## Raw data
****************

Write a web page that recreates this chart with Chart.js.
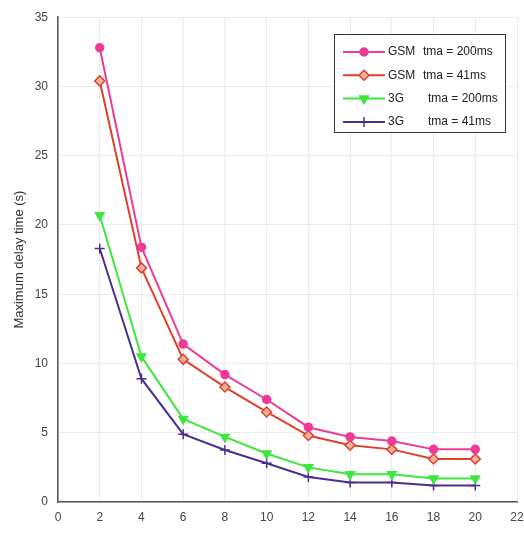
<!DOCTYPE html>
<html>
<head>
<meta charset="utf-8">
<script src="https://cdn.jsdelivr.net/npm/chart.js@4.4.0/dist/chart.umd.min.js"></script>
<style>
  html, body { margin: 0; padding: 0; background: #fff; }
  #wrap { position: relative; width: 524px; height: 535px; }
</style>
</head>
<body>
<div id="wrap"><canvas id="c" width="524" height="535"></canvas></div>
<script>
// number of users (x) and max delay (s) per configuration
const xValues = [2, 4, 6, 8, 10, 12, 14, 16, 18, 20];
const gsm200 = [32.8, 18.4, 11.4, 9.2, 7.4, 5.4, 4.7, 4.4, 3.8, 3.8];
const gsm41 = [30.4, 16.9, 10.3, 8.3, 6.5, 4.8, 4.1, 3.8, 3.1, 3.1];
const g3200 = [20.7, 10.5, 6.0, 4.7, 3.5, 2.5, 2.0, 2.0, 1.7, 1.7];
const g3_41 = [18.3, 8.9, 4.9, 3.75, 2.8, 1.8, 1.4, 1.4, 1.2, 1.2];
const seriesNames = ['GSM', 'GSM', '3G', '3G'];
const seriesTma = ['tma = 200ms', 'tma = 41ms', 'tma = 200ms', 'tma = 41ms'];
const xTicks = [0, 2, 4, 6, 8, 10, 12, 14, 16, 18, 20, 22];
const yTicks = [0, 5, 10, 15, 20, 25, 30, 35];

const toPts = (arr) => arr.map((v, i) => ({ x: xValues[i], y: v }));

// legend drawn inside the plot, MATLAB style
const boxLegend = {
    id: 'boxLegend',
    afterDraw(chart) {
        const ctx = chart.ctx;
        const x0 = 334, y0 = 34, w = 171, h = 98;
        ctx.save();
        ctx.fillStyle = '#fff';
        ctx.fillRect(x0, y0, w, h);
        ctx.strokeStyle = '#333';
        ctx.lineWidth = 1;
        ctx.strokeRect(x0 + 0.5, y0 + 0.5, w, h);
        ctx.font = '12px "Liberation Sans", Arial, sans-serif';
        ctx.textBaseline = 'middle';
        chart.data.datasets.forEach((ds, i) => {
            const y = y0 + 18 + i * 23.3;
            ctx.strokeStyle = ds.borderColor;
            ctx.lineWidth = 2;
            ctx.beginPath();
            ctx.moveTo(x0 + 9, y);
            ctx.lineTo(x0 + 51, y);
            ctx.stroke();
            ctx.fillStyle = ds.pointBackgroundColor;
            ctx.strokeStyle = ds.pointBorderColor;
            ctx.lineWidth = ds.pointBorderWidth;
            Chart.helpers.drawPoint(ctx, {
                pointStyle: ds.pointStyle,
                radius: ds.pointRadius,
                rotation: ds.pointRotation || 0,
                borderWidth: ds.pointBorderWidth
            }, x0 + 30, y);
            ctx.fillStyle = '#222';
            ctx.fillText(seriesNames[i], x0 + 54, y);
            ctx.fillText(seriesTma[i], x0 + (i < 2 ? 89 : 94), y);
        });
        ctx.restore();
    }
};

const ds = (label, data, color, style, fill, radius, rot) => ({
    label: label,
    data: toPts(data),
    borderColor: color,
    backgroundColor: fill,
    borderWidth: 2,
    pointStyle: style,
    pointRadius: radius,
    pointRotation: rot || 0,
    pointBackgroundColor: fill,
    pointBorderColor: color,
    pointBorderWidth: 1.5,
    tension: 0
});

const font12 = { family: '"Liberation Sans", Arial, sans-serif', size: 12 };

new Chart(document.getElementById('c'), {
    type: 'line',
    data: {
        datasets: [
            ds('GSM tma = 200ms', gsm200, '#ee3c96', 'circle', '#ee3c96', 4),
            ds('GSM tma = 41ms', gsm41, '#e0402a', 'rectRot', '#f7b0a0', 5),
            ds('3G tma = 200ms', g3200, '#3ee63e', 'triangle', '#3ee63e', 5, 180),
            ds('3G tma = 41ms', g3_41, '#4b2f8f', 'cross', '#4b2f8f', 5)
        ]
    },
    options: {
        responsive: false,
        animation: false,
        devicePixelRatio: 1,
        layout: { padding: { left: 12, top: 17, right: 7, bottom: 0 } },
        plugins: {
            legend: { display: false },
            tooltip: { enabled: false }
        },
        scales: {
            x: {
                type: 'linear',
                min: 0,
                max: 22,
                afterBuildTicks: (s) => { s.ticks = xTicks.map(v => ({ value: v })); },
                afterFit: (s) => { s.height = 33; s.paddingRight = 0; },
                grid: { color: '#ececec', drawTicks: false },
                border: { color: '#555', width: 1.5 },
                ticks: { color: '#444', padding: 8, maxRotation: 0, font: font12 }
            },
            y: {
                min: 0,
                max: 35,
                afterBuildTicks: (s) => { s.ticks = yTicks.map(v => ({ value: v })); },
                afterFit: (s) => { s.width = 46; },
                grid: { color: '#ececec', drawTicks: false },
                border: { color: '#555', width: 1.5 },
                title: {
                    display: true,
                    text: 'Maximum delay time (s)',
                    color: '#333',
                    padding: { top: 0, bottom: 2 },
                    font: { family: '"Liberation Sans", Arial, sans-serif', size: 13 }
                },
                ticks: { color: '#444', padding: 10, font: font12 }
            }
        }
    },
    plugins: [boxLegend]
});
</script>
</body>
</html>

****************

## Task directions
Could the lines from the top of the material through the line with "const yTicks = [0, 5, 10, 15, 20, 25, 30, 35];" be repeated exactly, pictures left out?

## Result
Write a web page that recreates this chart with Chart.js.
<!DOCTYPE html>
<html>
<head>
<meta charset="utf-8">
<script src="https://cdn.jsdelivr.net/npm/chart.js@4.4.0/dist/chart.umd.min.js"></script>
<style>
  html, body { margin: 0; padding: 0; background: #fff; }
  #wrap { position: relative; width: 524px; height: 535px; }
</style>
</head>
<body>
<div id="wrap"><canvas id="c" width="524" height="535"></canvas></div>
<script>
// number of users (x) and max delay (s) per configuration
const xValues = [2, 4, 6, 8, 10, 12, 14, 16, 18, 20];
const gsm200 = [32.8, 18.4, 11.4, 9.2, 7.4, 5.4, 4.7, 4.4, 3.8, 3.8];
const gsm41 = [30.4, 16.9, 10.3, 8.3, 6.5, 4.8, 4.1, 3.8, 3.1, 3.1];
const g3200 = [20.7, 10.5, 6.0, 4.7, 3.5, 2.5, 2.0, 2.0, 1.7, 1.7];
const g3_41 = [18.3, 8.9, 4.9, 3.75, 2.8, 1.8, 1.4, 1.4, 1.2, 1.2];
const seriesNames = ['GSM', 'GSM', '3G', '3G'];
const seriesTma = ['tma = 200ms', 'tma = 41ms', 'tma = 200ms', 'tma = 41ms'];
const xTicks = [0, 2, 4, 6, 8, 10, 12, 14, 16, 18, 20, 22];
const yTicks = [0, 5, 10, 15, 20, 25, 30, 35];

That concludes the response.